2 – O termo que deriva da palavra quitude tem origem Quicongo (kituuti) e no Brasil pode ser compreendido como iguarias de preparo delicado.
3 – Pombeiro é aquele que compra ou atravessa, dentro dos limites do município, gêneros alimentícios para tornar a vender, a um ou a muitos, quer em tabuleiros, cestos e pelas ruas, praças, marinhas ou outros lugares públicos, quer em canoas, quer em botes a bordo de embarcações ou mesmo no mercado. “Artigo primeiro da resolução de 3 de maio de 1851, publicado em O Despertador, de 12 de julho de 1864” (POPINIGIS, 2013, p. 9).
4 – A Praça do Mercado localizava-se no Largo da Matriz, ou seja, em frente onde hoje localiza-se a Catedral de Florianópolis (POPINIGIS, 2013).
Referências
MAIA, Cauane G. A. O protagonismo da população negra nos primórdios do Mercado Público de Florianópolis. Trabalho de conclusão de curso. Ciências Econômicas. UFSC, 2023.
PASSOS, André Fernandes. Representações artísticas sobre a presença africana em Desterro (Ilha de Santa Catarina) no século XIX. Revista Santa Catarina em História – Florianópolis – UFSC – Brasil ISSN 1984-3968, v.13, n.1, 2019.
POPINIGIS, Fabiane. “Aos pés dos pretos e pretas quitandeiras”: experiências de trabalho e estratégia de vida em torno do primeiro mercado público de Desterro – 1840-1890. In: Afro-Ásia, 46. 2012.
POPINIGIS, Fabiane.

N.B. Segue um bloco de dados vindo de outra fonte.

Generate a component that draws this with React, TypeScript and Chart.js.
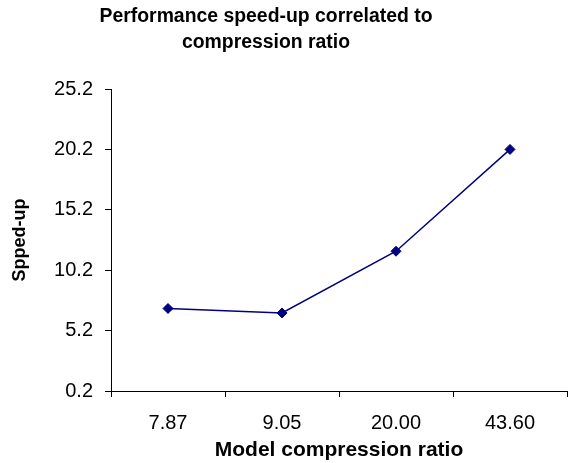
import React, { useEffect, useRef } from "react";
import { Chart, registerables } from "chart.js";

Chart.register(...registerables);

const categories = ["7.87", "9.05", "20.00", "43.60"];
const speedUp = [7.03, 6.66, 11.77, 20.2];
const titleLines = ["Performance speed-up correlated to", "compression ratio"];
const xTitle = "Model compression ratio";
const yTitle = "Spped-up";
const yMin = 0.2;
const yMax = 25.2;
const yStep = 5;

const FONT = "'Liberation Sans', Arial, sans-serif";

const titlePlugin = {
  id: "customTitle",
  afterDraw(chart: any) {
    const ctx = chart.ctx;
    ctx.save();
    ctx.font = `bold 19.4px ${FONT}`;
    ctx.fillStyle = "#000";
    ctx.textAlign = "center";
    ctx.textBaseline = "middle";
    titleLines.forEach((line, i) => {
      ctx.fillText(line, 266, 17 + i * 26);
    });
    ctx.restore();
  },
};

export default function App() {
  const ref = useRef<HTMLCanvasElement>(null);
  useEffect(() => {
    if (!ref.current) return;
    const chart = new Chart(ref.current, {
      type: "line",
      data: {
        labels: categories,
        datasets: [
          {
            data: speedUp,
            borderColor: "#000080",
            backgroundColor: "#000080",
            borderWidth: 1.5,
            pointStyle: "rectRot",
            pointRadius: 5,
            pointBorderWidth: 1,
            pointBackgroundColor: "#000080",
            pointBorderColor: "#000080",
            tension: 0,
          },
        ],
      },
      plugins: [titlePlugin],
      options: {
        animation: false,
        responsive: false,
        devicePixelRatio: 1,
        layout: { padding: { top: 89, right: 7, bottom: 0, left: 0 } },
        plugins: {
          legend: { display: false },
          title: { display: false },
          tooltip: { enabled: false },
        },
        scales: {
          x: {
            type: "category",
            offset: true,
            grid: {
              offset: true,
              drawOnChartArea: false,
              drawTicks: true,
              tickLength: 6,
              color: "#000",
            },
            border: { display: true, color: "#000", width: 1 },
            ticks: {
              color: "#000",
              font: { family: FONT, size: 20 },
              padding: 14,
              maxRotation: 0,
            },
            title: {
              display: true,
              text: xTitle,
              color: "#000",
              font: { family: FONT, size: 21, weight: "bold" },
              padding: { top: 0, bottom: 0 },
            },
            afterFit(scale: any) {
              scale.height = 72;
            },
          },
          y: {
            min: yMin,
            max: yMax,
            grid: {
              drawOnChartArea: false,
              drawTicks: true,
              tickLength: 6,
              color: "#000",
            },
            border: { display: true, color: "#000", width: 1 },
            ticks: {
              stepSize: yStep,
              color: "#000",
              font: { family: FONT, size: 20 },
              padding: 12,
              callback: (v: any) => Number(v).toFixed(1),
            },
            title: {
              display: true,
              text: yTitle,
              color: "#000",
              font: { family: FONT, size: 18, weight: "bold" },
              padding: { top: 9, bottom: 0 },
            },
            afterFit(scale: any) {
              scale.width = 111;
            },
          },
        },
      },
    });
    return () => chart.destroy();
  }, []);
  return (
    <div style={{ position: "fixed", left: 0, top: 0, width: 574, height: 463, background: "#fff" }}>
      <canvas ref={ref} width={574} height={463} style={{ width: 574, height: 463 }} />
    </div>
  );
}
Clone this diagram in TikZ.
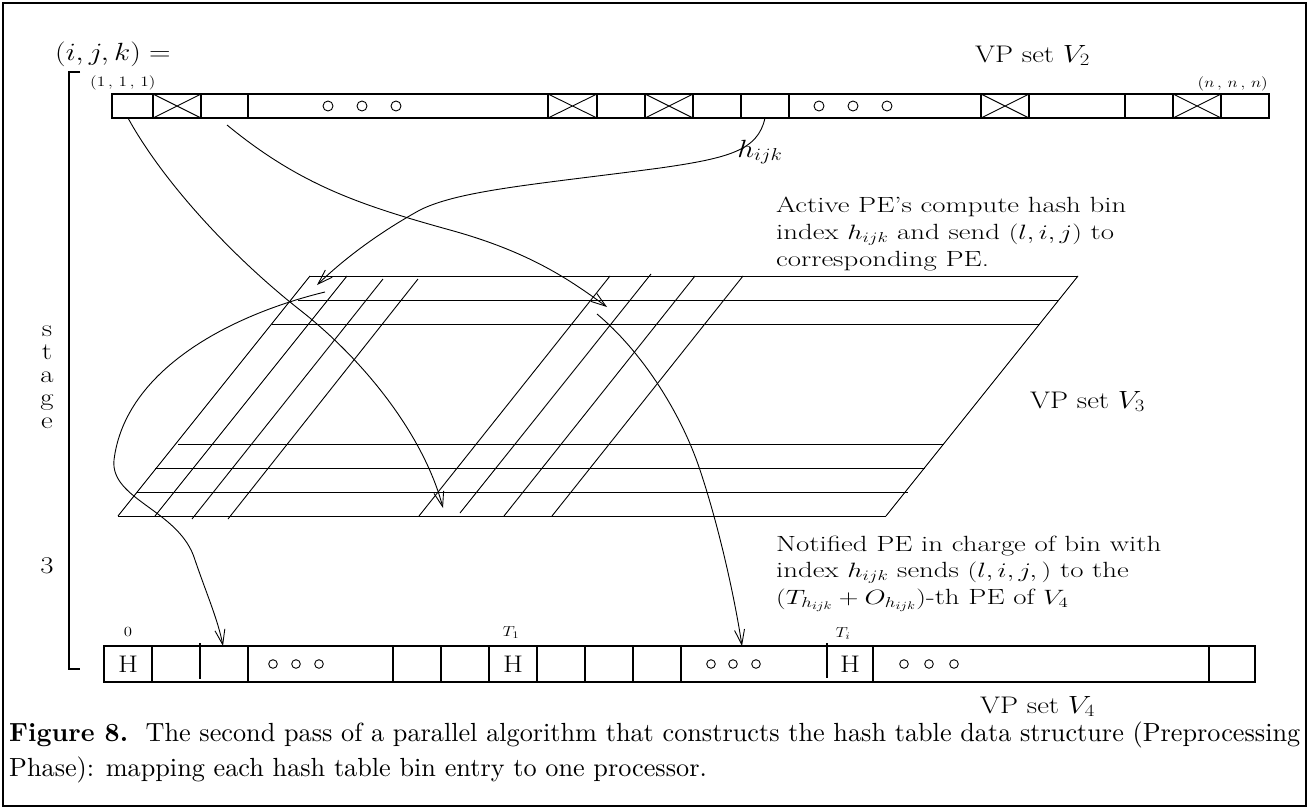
\documentclass[tikz,border=0pt]{standalone}
\usepackage{graphicx}
\usetikzlibrary{arrows.meta}
\newcommand{\wideT}[1]{\scalebox{1.2}[1]{#1}}
\newcommand{\wideB}[1]{\scalebox{1.31}[1]{#1}}
\begin{document}
\begin{tikzpicture}[x=1pt,y=-1pt,
  ln/.style={line width=0.9pt},
  barln/.style={line width=1.2pt},
  arr/.style={line width=0.9pt,-{Straight Barb[length=15pt,width=10pt,line width=0.9pt]}},
  txt/.style={inner sep=0pt,font=\fontsize{24}{25}\selectfont},
  blk/.style={inner sep=0pt,font=\fontsize{22}{25}\selectfont,anchor=base west},
  smalltxt/.style={inner sep=0pt,font=\fontsize{14}{15}\selectfont},
  dot/.style={line width=0.9pt}]
\useasboundingbox (0,0) rectangle (1309,809);
\draw[line width=2.2pt] (3,3) rectangle (1306,806);

% ---------- top labels
\node[txt,anchor=base west] (ijk) at (55,60) {\wideT{$(i,j,k) =$}};
\node[smalltxt,anchor=base west] (first) at (90,86) {\wideT{$(1\,,\,1\,,\,1)$}};
\node[txt,anchor=base west] (vp2) at (975,62) {\wideT{VP set $V_2$}};
\node[smalltxt,anchor=base east] (last) at (1268,87) {\wideT{$(n\,,\,n\,,\,n)$}};

% ---------- stage bracket
\draw[barln] (80,72) -- (69,72) -- (69,669) -- (80,669);
\foreach \l/\y [count=\i] in {s/336,t/359,a/382,g/405,e/428}
  \node[txt,anchor=base] (st\i) at (47,\y) {\wideT{\l}};
\node[txt,anchor=base] (three) at (47,573) {\wideT{3}};

% ---------- top bar (VP set V2)
\draw[barln] (112,94) rectangle (1269,118);
\foreach \x in {153,201,248,548,597,645,693,741,789,981,1029,1125,1173,1221}
  \draw[barln] (\x,94) -- (\x,118);
\foreach \a/\b in {153/201,548/597,645/693,981/1029,1173/1221}
  \draw[ln] (\a,94) -- (\b,118) (\a,118) -- (\b,94);
\foreach \x in {328,362,396,819,853,887}
  \draw[dot] (\x,106) circle (5);
\coordinate (c1) at (128,118);
\coordinate (c3) at (227,125);
\coordinate (ch) at (765,118);
\node[txt,anchor=base] (hlab) at (760,157) {\wideT{$h_{ijk}$}};

% ---------- parallelogram (VP set V3)
\draw[ln] (310,276) -- (1078,276);
\draw[ln] (298,300) -- (1059,300);
\draw[ln] (272,324) -- (1040,324);
\draw[ln] (178,444) -- (944,444);
\draw[ln] (155,468) -- (925,468);
\draw[ln] (137,492) -- (908,492);
\draw[ln] (118,516) -- (886,516);
\draw[ln] (310,276) -- (118,516);
\draw[ln] (1078,276) -- (886,516);
\foreach \t/\ty/\b/\by in {347/276/155/516,383/279/192/519,418/279/228/519,
    610/276/419/516,651/274/460/513,695/276/504/516,743/276/552/516}
  \draw[ln] (\t,\ty) -- (\b,\by);
\node[txt,anchor=base west] (vp3) at (1030,408) {\wideT{VP set $V_3$}};

\node[blk] (a1) at (776,212) {\wideB{Active PE's compute hash bin}};
\node[blk] (a2) at (776,239) {\wideB{index $h_{ijk}$ and send $(l,i,j)$ to}};
\node[blk] (a3) at (776,266) {\wideB{corresponding PE.}};

\coordinate (pA) at (443,508);
\coordinate (pB) at (607,307);
\coordinate (pC) at (317,285);
\coordinate (pD) at (325,292);
\coordinate (pE) at (597,314);

% ---------- bottom bar (VP set V4)
\draw[barln] (104,646) rectangle (1255,682);
\foreach \x in {152,248,393,441,489,537,585,633,681,873,1209}
  \draw[barln] (\x,646) -- (\x,682);
\draw[barln] (200,643) -- (200,679);
\draw[barln] (827,643) -- (827,678);
\foreach \x in {273,296,319,711,733,756,904,929,954}
  \draw[dot] (\x,664) circle (4.3);
\node[txt] (H0) at (128,664) {\wideT{H}};
\node[txt] (H1) at (513,664) {\wideT{H}};
\node[txt] (H2) at (850,664) {\wideT{H}};
\node[smalltxt,anchor=base] (l0) at (128,636) {\wideT{0}};
\node[smalltxt,anchor=base] (l1) at (511,636) {\wideT{$T_1$}};
\node[smalltxt,anchor=base] (l2) at (843,637) {\wideT{$T_i$}};
\coordinate (bA) at (223,646);
\coordinate (bE) at (742,646);
\node[txt,anchor=base west] (vp4) at (980,713) {\wideT{VP set $V_4$}};

\node[blk] (n1) at (776,551) {\wideB{Notified PE in charge of bin with}};
\node[blk] (n2) at (776,577) {\wideB{index $h_{ijk}$ sends $(l,i,j,)$ to the}};
\node[blk] (n3) at (776,604) {\wideB{$(T_{h_{ijk}}+O_{h_{ijk}})$-th PE of $V_4$}};

% ---------- arrows
\draw[arr] (c1) .. controls (162,180) and (230,255) .. (300,310)
                .. controls (370,365) and (425,440) .. (pA);
\draw[arr] (c3) .. controls (300,185) and (360,205) .. (450,230)
                .. controls (530,252) and (570,280) .. (pB);
\draw[arr] (ch) .. controls (758,150) and (730,158) .. (660,168)
                .. controls (540,184) and (460,190) .. (420,210)
                .. controls (380,232) and (345,258) .. (pC);
\draw[arr] (pD) .. controls (230,315) and (125,370) .. (114,460)
                .. controls (110,500) and (180,510) .. (195,560)
                .. controls (207,595) and (218,620) .. (bA);
\draw[arr] (pE) .. controls (640,350) and (680,410) .. (700,470)
                .. controls (720,530) and (735,600) .. (bE);

% ---------- caption
\node[inner sep=0pt,anchor=west] (cap) at (9,752) {\resizebox{1291pt}{!}{\fontsize{10}{13.4}\selectfont
  \begin{tabular}{@{}l@{}}
  \textbf{Figure 8.}\ \ The second pass of a parallel algorithm that constructs the hash table data structure (Preprocessing\\
  Phase): mapping each hash table bin entry to one processor.
  \end{tabular}}};
\end{tikzpicture}
\end{document}
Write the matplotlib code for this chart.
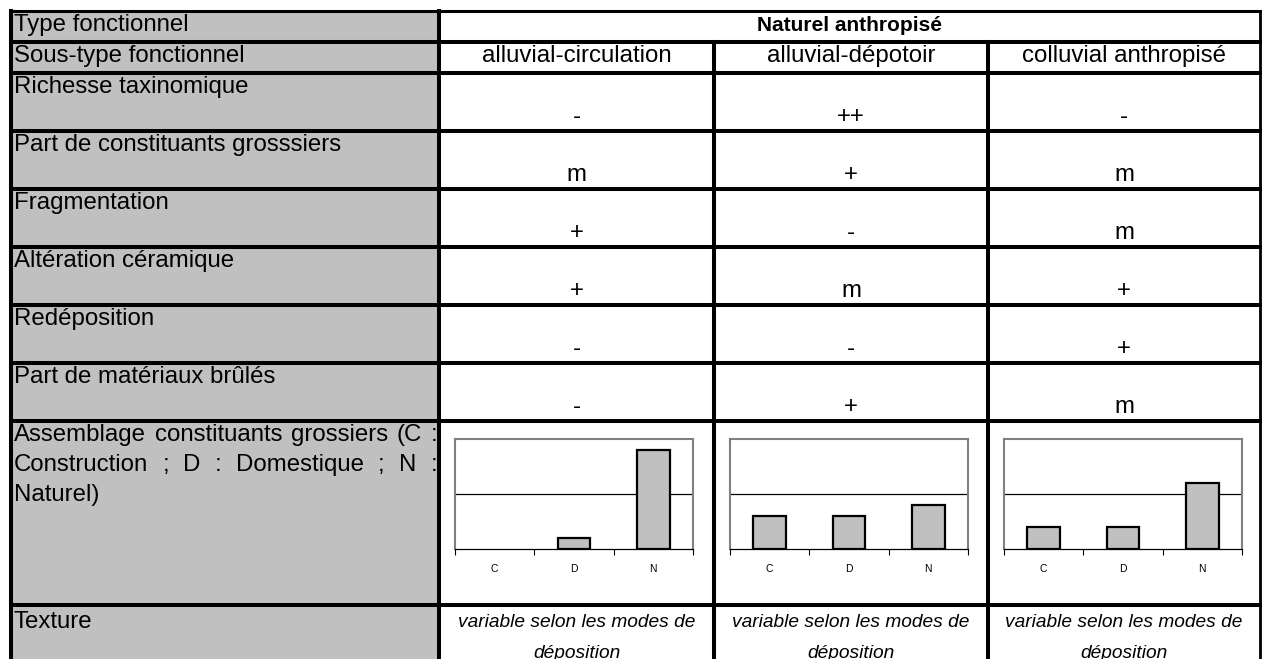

Mulheres africanas e o pequeno comércio em Desterro, século XIX. In: ENCONTRO ESCRAVIDÃO E LIBERDADE NO BRASIL MERIDIONAL. UFSC. Florianópolis, 2013.
POPINIGIS, Fabiane. Africanos e descendentes na história do primeiro mercado público de Desterro. In: Beatriz Gallotti Mamigonian; Joasean Zimmermann Vidal. (Org.). História Diversa – africanos e afrodescendentes na Ilha de Santa Catarina. 1ed.Florianópolis: Ed. da UFSC, 2013.